En 2000, La chute du rouge, créé à Strasbourg au printemps, est l’œuvre d’un jeune homme de dix-neuf ans qui puisait alors son inspiration dans un principe formel de la poésie japonaise traditionnelle et dans les Métamorphoses d’Escher [lire notre chronique CD]. Dix ans plus tard, Christophe Bertrand tirait sa révérence – c’était un 17 septembre, ce triste anniversaire est pour bientôt. Sous la direction de Léo Warynski se réunissent le clarinettiste Alain Billard, le violoncelliste Pablo Tognan, la pianiste Lise Baudouin et la percussionniste Hélène Colombotti pour une interprétation d’une souplesse infinie de cette œuvre à la délicate construction. Aurélie Saraf, Matteo Cesari et Nicolas Crosse les rejoignent pour la première d’une pièce commandée par Multilatérale au compositeur romain Lorenzo Troiani qui convoque le soprano Laura Müller. Avec des moyens drastiquement choisis, ce Lacrimosa procède par ce que l’on pourrait appeler scansion molle tout en ayant recours à une palette de micro-sons, parfois projetés par mégaphone. S’ensuit une lente extinction.

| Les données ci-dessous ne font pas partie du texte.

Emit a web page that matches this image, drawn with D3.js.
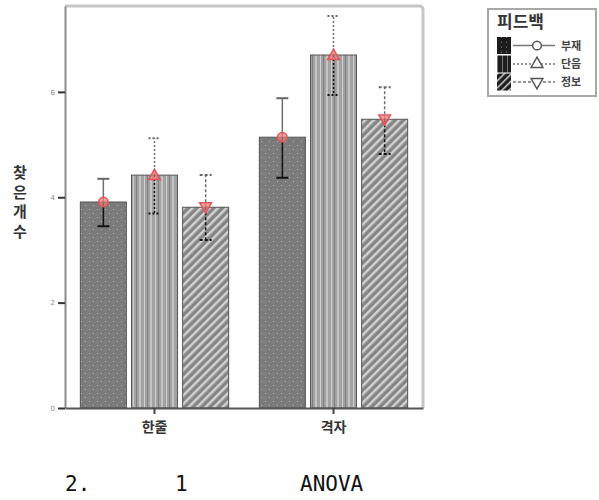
<!DOCTYPE html>
<html lang="ko">
<head>
<meta charset="UTF-8">
<title>찾은개수</title>
<script src="https://cdnjs.cloudflare.com/ajax/libs/d3/7.8.5/d3.min.js"></script>
<style>
  body { margin: 0; background: #fff; }
  svg { display: block; }
  .kr { font-family: "Noto Sans CJK KR", "Noto Sans", sans-serif; }
</style>
</head>
<body>
<div id="chart"></div>
<script>
// data
const categories = ["한줄", "격자"];
const series = ["부재", "단음", "정보"];
const means = [[3.91, 4.42, 3.81], [5.14, 6.70, 5.48]];
const upper = [[4.35, 5.12, 4.42], [5.88, 7.44, 6.09]];
const lower = [[3.45, 3.69, 3.19], [4.37, 5.94, 4.82]];
const yTicks = [0, 2, 4, 6];
const legendTitle = "피드백";
const yTitle = "찾은개수";
const captionParts = [["2.", 65], ["1", 175], ["ANOVA", 300]];

const width = 599, height = 500;
const svg = d3.select("#chart").append("svg")
    .attr("width", width).attr("height", height);

const defs = svg.append("defs");

// bar patterns
const p1 = defs.append("pattern").attr("id", "dots").attr("patternUnits", "userSpaceOnUse")
    .attr("width", 8).attr("height", 8);
p1.append("rect").attr("width", 8).attr("height", 8).attr("fill", "#7b7b7b");
p1.append("rect").attr("x", 1).attr("y", 1).attr("width", 1).attr("height", 1).attr("fill", "#b4b4b4");
p1.append("rect").attr("x", 5).attr("y", 5).attr("width", 1).attr("height", 1).attr("fill", "#b4b4b4");

const p2 = defs.append("pattern").attr("id", "vstripe").attr("patternUnits", "userSpaceOnUse")
    .attr("width", 11).attr("height", 4);
p2.append("rect").attr("width", 11).attr("height", 4).attr("fill", "#a2a2a2");
p2.append("rect").attr("x", 1).attr("width", 1).attr("height", 4).attr("fill", "#cfcfcf");
p2.append("rect").attr("x", 4).attr("width", 1).attr("height", 4).attr("fill", "#7e7e7e");
p2.append("rect").attr("x", 7).attr("width", 2).attr("height", 4).attr("fill", "#c4c4c4");

const p3 = defs.append("pattern").attr("id", "diag").attr("patternUnits", "userSpaceOnUse")
    .attr("width", 6).attr("height", 6).attr("patternTransform", "rotate(45)");
p3.append("rect").attr("width", 6).attr("height", 6).attr("fill", "#858585");
p3.append("rect").attr("width", 2.5).attr("height", 6).attr("fill", "#d2d2d2");

// darker versions for legend swatches
const l1 = defs.append("pattern").attr("id", "ldots").attr("patternUnits", "userSpaceOnUse")
    .attr("width", 5).attr("height", 5);
l1.append("rect").attr("width", 5).attr("height", 5).attr("fill", "#1c1c1c");
l1.append("rect").attr("x", 1).attr("y", 1).attr("width", 1).attr("height", 1).attr("fill", "#8a8a8a");
const l2 = defs.append("pattern").attr("id", "lvstripe").attr("patternUnits", "userSpaceOnUse")
    .attr("width", 5).attr("height", 4);
l2.append("rect").attr("width", 5).attr("height", 4).attr("fill", "#1c1c1c");
l2.append("rect").attr("x", 2).attr("width", 1).attr("height", 4).attr("fill", "#777");
const l3 = defs.append("pattern").attr("id", "ldiag").attr("patternUnits", "userSpaceOnUse")
    .attr("width", 5).attr("height", 5).attr("patternTransform", "rotate(45)");
l3.append("rect").attr("width", 5).attr("height", 5).attr("fill", "#1c1c1c");
l3.append("rect").attr("width", 1.5).attr("height", 5).attr("fill", "#cfcfcf");

const fills = ["url(#dots)", "url(#vstripe)", "url(#diag)"];
const legendFills = ["url(#ldots)", "url(#lvstripe)", "url(#ldiag)"];
const dashes = [null, "2,2", "3,2"];
const symbols = [d3.symbolCircle, d3.symbolTriangle, d3.symbolTriangle];
const rotations = [0, 0, 180];

// scales
const plot = { left: 65, right: 423, top: 6, bottom: 408 };
const x0 = d3.scaleBand().domain(categories).range([plot.left, plot.right]);
const x1 = d3.scaleBand().domain(series).range([0, x0.bandwidth()])
    .paddingInner(0.1).paddingOuter(0.3);
const y = d3.scaleLinear().domain([0, 7.63]).range([plot.bottom, plot.top]);

// frame (top + right, light gray, rounded corner)
svg.append("path")
    .attr("d", `M${plot.left},${plot.top} H${plot.right - 4} Q${plot.right},${plot.top} ${plot.right},${plot.top + 4} V${plot.bottom}`)
    .attr("fill", "none").attr("stroke", "#c6c6c6").attr("stroke-width", 3);

// rows of data
const rows = [];
categories.forEach((c, i) => series.forEach((s, j) => rows.push({
    cat: c, ser: s, j: j, mean: means[i][j], hi: upper[i][j], lo: lower[i][j]
})));

const cx = d => x0(d.cat) + x1(d.ser) + x1.bandwidth() / 2;

// bars
svg.append("g").selectAll("rect").data(rows).join("rect")
    .attr("x", d => x0(d.cat) + x1(d.ser))
    .attr("y", d => y(d.mean))
    .attr("width", x1.bandwidth())
    .attr("height", d => y(0) - y(d.mean))
    .attr("fill", d => fills[d.j])
    .attr("stroke", "#555").attr("stroke-width", 1);

// error bars
const eb = svg.append("g").selectAll("g").data(rows).join("g");
eb.append("line")
    .attr("x1", cx).attr("x2", cx)
    .attr("y1", d => y(d.mean)).attr("y2", d => y(d.hi))
    .attr("stroke", "#6e6e6e").attr("stroke-width", 1.5)
    .attr("stroke-dasharray", d => dashes[d.j]);
eb.append("line")
    .attr("x1", cx).attr("x2", cx)
    .attr("y1", d => y(d.mean)).attr("y2", d => y(d.lo))
    .attr("stroke", "#111").attr("stroke-width", 1.5)
    .attr("stroke-dasharray", d => dashes[d.j]);
eb.append("line")
    .attr("x1", d => cx(d) - 6).attr("x2", d => cx(d) + 6)
    .attr("y1", d => y(d.hi)).attr("y2", d => y(d.hi))
    .attr("stroke", "#666").attr("stroke-width", 2)
    .attr("stroke-dasharray", d => dashes[d.j]);
eb.append("line")
    .attr("x1", d => cx(d) - 6).attr("x2", d => cx(d) + 6)
    .attr("y1", d => y(d.lo)).attr("y2", d => y(d.lo))
    .attr("stroke", "#111").attr("stroke-width", 2)
    .attr("stroke-dasharray", d => dashes[d.j]);

// mean markers
svg.append("g").selectAll("path").data(rows).join("path")
    .attr("d", d => d3.symbol(symbols[d.j], d.j === 0 ? 70 : 60)())
    .attr("transform", d => `translate(${cx(d)},${y(d.mean) + (d.j === 1 ? 1 : d.j === 2 ? -1 : 0)}) rotate(${rotations[d.j]})`)
    .attr("fill", "rgba(238,120,120,0.7)")
    .attr("stroke", "#e25555").attr("stroke-width", 1.5);

// y axis
const yAxis = svg.append("g")
    .attr("transform", `translate(${plot.left},0)`)
    .call(d3.axisLeft(y).tickValues(yTicks).tickSize(7).tickSizeOuter(0));
yAxis.select(".domain").attr("stroke", "#8a8a8a").attr("stroke-width", 2);
yAxis.selectAll(".tick line").attr("stroke", "#333").attr("stroke-width", 2);
yAxis.selectAll(".tick text").attr("fill", "#888").attr("font-size", 7)
    .attr("font-family", "DejaVu Sans").attr("x", -10);

// x axis
const xAxis = svg.append("g")
    .attr("transform", `translate(0,${plot.bottom})`)
    .call(d3.axisBottom(x0).tickSize(6).tickSizeOuter(0));
xAxis.select(".domain").attr("stroke", "#555").attr("stroke-width", 2);
xAxis.selectAll(".tick line").attr("stroke", "#444").attr("stroke-width", 2);
xAxis.selectAll(".tick text").attr("class", "kr").attr("font-size", 14)
    .attr("font-weight", "bold").attr("fill", "#333").attr("dy", "1.05em");

// y title, stacked characters
svg.append("g").selectAll("text").data(Array.from(yTitle)).join("text")
    .attr("class", "kr")
    .attr("x", 20).attr("y", (d, i) => 178 + i * 19.5)
    .attr("text-anchor", "middle").attr("font-size", 15).attr("font-weight", "bold")
    .attr("fill", "#333").text(d => d);

// legend
const lg = svg.append("g");
lg.append("rect").attr("x", 488).attr("y", 9).attr("width", 108).attr("height", 87)
    .attr("fill", "#fff").attr("stroke", "#a8a8a8").attr("stroke-width", 2);
lg.append("text").attr("class", "kr").attr("x", 497).attr("y", 28)
    .attr("font-size", 17).attr("font-weight", "bold").attr("fill", "#333").text(legendTitle);
const rowY = [45.5, 64, 82];
const li = lg.selectAll("g.item").data(series).join("g").attr("class", "item")
    .attr("transform", (d, i) => `translate(0,${rowY[i]})`);
li.append("rect").attr("x", 497).attr("y", -8.5).attr("width", 14).attr("height", 17)
    .attr("fill", (d, i) => legendFills[i]);
li.append("line").attr("x1", 513).attr("x2", 555).attr("y1", 0).attr("y2", 0)
    .attr("stroke", "#777").attr("stroke-width", 1.5)
    .attr("stroke-dasharray", (d, i) => dashes[i]);
li.append("path")
    .attr("d", (d, i) => d3.symbol(symbols[i], 60)())
    .attr("transform", (d, i) => `translate(537,0) rotate(${rotations[i]})`)
    .attr("fill", "#fff").attr("stroke", "#555").attr("stroke-width", 1.5);
li.append("text").attr("class", "kr").attr("x", 561).attr("y", 4)
    .attr("font-size", 11).attr("font-weight", "bold").attr("fill", "#444").text(d => d);

// caption under the chart
svg.append("g").selectAll("text").data(captionParts).join("text")
    .attr("x", d => d[1]).attr("y", 491)
    .attr("font-family", "DejaVu Sans Mono").attr("font-size", 21).attr("fill", "#111")
    .text(d => d[0]);
</script>
</body>
</html>
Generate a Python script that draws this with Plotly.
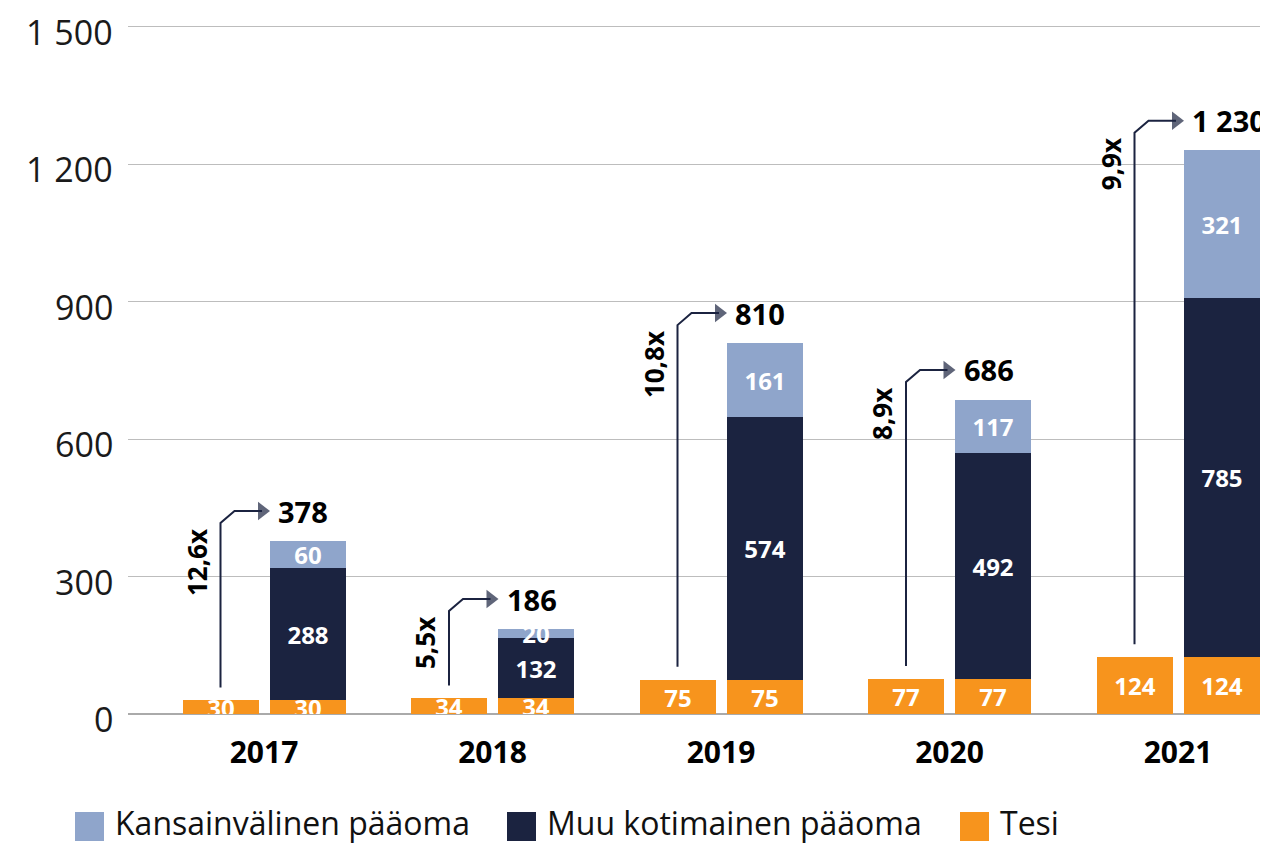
import plotly.graph_objects as go

# ---- data ----
years = ["2017", "2018", "2019", "2020", "2021"]
tesi = [30, 34, 75, 77, 124]
muu_kotimainen = [288, 132, 574, 492, 785]
kansainvalinen = [60, 20, 161, 117, 321]
totals = [378, 186, 810, 686, 1230]
multipliers = ["12,6x", "5,5x", "10,8x", "8,9x", "9,9x"]
y_ticks = [0, 300, 600, 900, 1200, 1500]

C_KV = "#8FA5CB"
C_MUU = "#1B2340"
C_TESI = "#F7941D"
FONT = "Open Sans"

def fmt(v):
    return f"{v:,}".replace(",", " ")

# page is rendered with an 8px body margin -> compensate
PAGE_OFF = 8
PLOT_L, PLOT_R, PLOT_BOTTOM = 128, 1268, 714   # page pixels
Y_MAX = 1506
PX_Y = 687.0 / 1500.0                          # px per value unit
PLOT_H = round(PX_Y * Y_MAX)
S = 228.5                                      # px per category step
C0 = 264                                       # page px of first category

idx = list(range(len(years)))
off = 43.5 / S
bw = 76 / S
left_x = [i - off for i in idx]
right_x = [i + off for i in idx]

fig = go.Figure()

bar_text = dict(color="white", size=24, family=FONT, weight="bold")

# Tesi only bar (left)
fig.add_trace(go.Bar(x=left_x, y=tesi, width=bw, marker=dict(color=C_TESI, line=dict(width=0)),
                     text=[fmt(v) for v in tesi], textposition="inside",
                     insidetextanchor="middle", constraintext="none",
                     textangle=0, insidetextfont=bar_text, showlegend=False,
                     hoverinfo="skip"))
# stacked bar (right)
for vals, col, name in [(tesi, C_TESI, "Tesi"),
                        (muu_kotimainen, C_MUU, "Muu kotimainen pääoma"),
                        (kansainvalinen, C_KV, "Kansainvälinen pääoma")]:
    fig.add_trace(go.Bar(x=right_x, y=vals, width=bw, marker=dict(color=col, line=dict(width=0)),
                         name=name,
                         text=[fmt(v) for v in vals], textposition="inside",
                         insidetextanchor="middle", constraintext="none",
                         textangle=0, insidetextfont=bar_text, showlegend=False))

# arrows + labels
for i in idx:
    x0 = left_x[i]
    y_start = tesi[i] + 28
    y_top = totals[i] + 65
    y_corner = y_top - 12 / PX_Y
    x_corner = x0 + 14 / S
    x_end = i - 2 / S
    fig.add_trace(go.Scatter(
        x=[x0, x0, x_corner, x_end], y=[y_start, y_corner, y_top, y_top],
        mode="lines+markers", line=dict(color=C_MUU, width=2),
        marker=dict(symbol="triangle-right", size=[0, 0, 0, 16], color=C_MUU,
                    line=dict(width=0)),
        showlegend=False, hoverinfo="skip"))
    fig.add_annotation(x=i + 12 / S, y=y_top, text=fmt(totals[i]), showarrow=False,
                       xanchor="left", yanchor="middle",
                       font=dict(family=FONT, size=29, color="black", weight="bold"))
    fig.add_annotation(x=x0 - 24 / S, y=y_top - 16 / PX_Y,
                       text=multipliers[i], showarrow=False, textangle=-90,
                       xanchor="center", yanchor="top",
                       font=dict(family=FONT, size=26, color="black", weight="bold"))

# y tick labels (drawn as annotations so they can sit slightly below the gridline)
for v in y_ticks:
    fig.add_annotation(xref="paper", yref="y", x=0, y=v, text=fmt(v), showarrow=False,
                       xanchor="right", yanchor="middle", xshift=-13, yshift=-5,
                       font=dict(family=FONT, size=34, color="#1a1a1a"))

# manual legend (paper coords computed from page pixels)
legend_items = [("Kansainvälinen pääoma", C_KV), ("Muu kotimainen pääoma", C_MUU), ("Tesi", C_TESI)]
legend_px = [75, 507, 960]
W = float(PLOT_R - PLOT_L)
for (label, col), lx in zip(legend_items, legend_px):
    fig.add_shape(type="rect", xref="paper", yref="paper",
                  x0=(lx - PLOT_L) / W, x1=(lx + 29 - PLOT_L) / W,
                  y0=(PLOT_BOTTOM - 812) / PLOT_H, y1=(PLOT_BOTTOM - 841) / PLOT_H,
                  fillcolor=col, line=dict(width=0))
    fig.add_annotation(xref="paper", yref="paper", x=(lx + 38 - PLOT_L) / W,
                       y=(PLOT_BOTTOM - 822) / PLOT_H, text=label, showarrow=False,
                       xanchor="left", yanchor="middle",
                       font=dict(family=FONT, size=32, color="#111111"))

fig_w = 1268 - PAGE_OFF
fig_h = 844 - PAGE_OFF
top = PLOT_BOTTOM - PLOT_H - PAGE_OFF
bottom = fig_h - (PLOT_BOTTOM - PAGE_OFF)

fig.update_layout(
    width=fig_w, height=fig_h, autosize=False,
    margin=dict(l=PLOT_L - PAGE_OFF, r=fig_w - (PLOT_R - PAGE_OFF), t=top, b=bottom, pad=0),
    plot_bgcolor="white", paper_bgcolor="white",
    barmode="stack", bargap=0,
    font=dict(family=FONT),
    xaxis=dict(range=[-(C0 - PLOT_L) / S, (PLOT_R - C0) / S], tickvals=idx, ticktext=years,
               showgrid=False, zeroline=False, showline=False, ticks="",
               automargin=False,
               tickfont=dict(family=FONT, size=30, color="black", weight="bold"),
               ticklabelstandoff=18),
    yaxis=dict(range=[0, Y_MAX], tickvals=y_ticks, showticklabels=False,
               showgrid=True, gridcolor="#BDBDBD", gridwidth=1,
               zeroline=True, zerolinecolor="#AAAAAA", zerolinewidth=2,
               showline=False, ticks="", automargin=False),
)

fig.write_html("out.html")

Outre des concerts, dans l’acception habituelle du terme, Ensemble(s) s’attelle à proposer des moments plus inattendus, dans une cordialité que cultive sainement ce festival qui vit le jour en 2020, l’année de tous les périls durant laquelle les artistes, comme chacun d’entre nous, furent privés de tout contact humain pour de longue semaines. Ainsi des moments animés par la musicologue Corinne Schneider (productrice à France Musique) et des Proesie de Francesco Filidei, écrites pendant le grand confinement, que donne le soprano Jeanne Crousaud dans la cour du Théâtre L’Échangeur – la convivialité pourrait bien être la marque de fabrique de l’événement.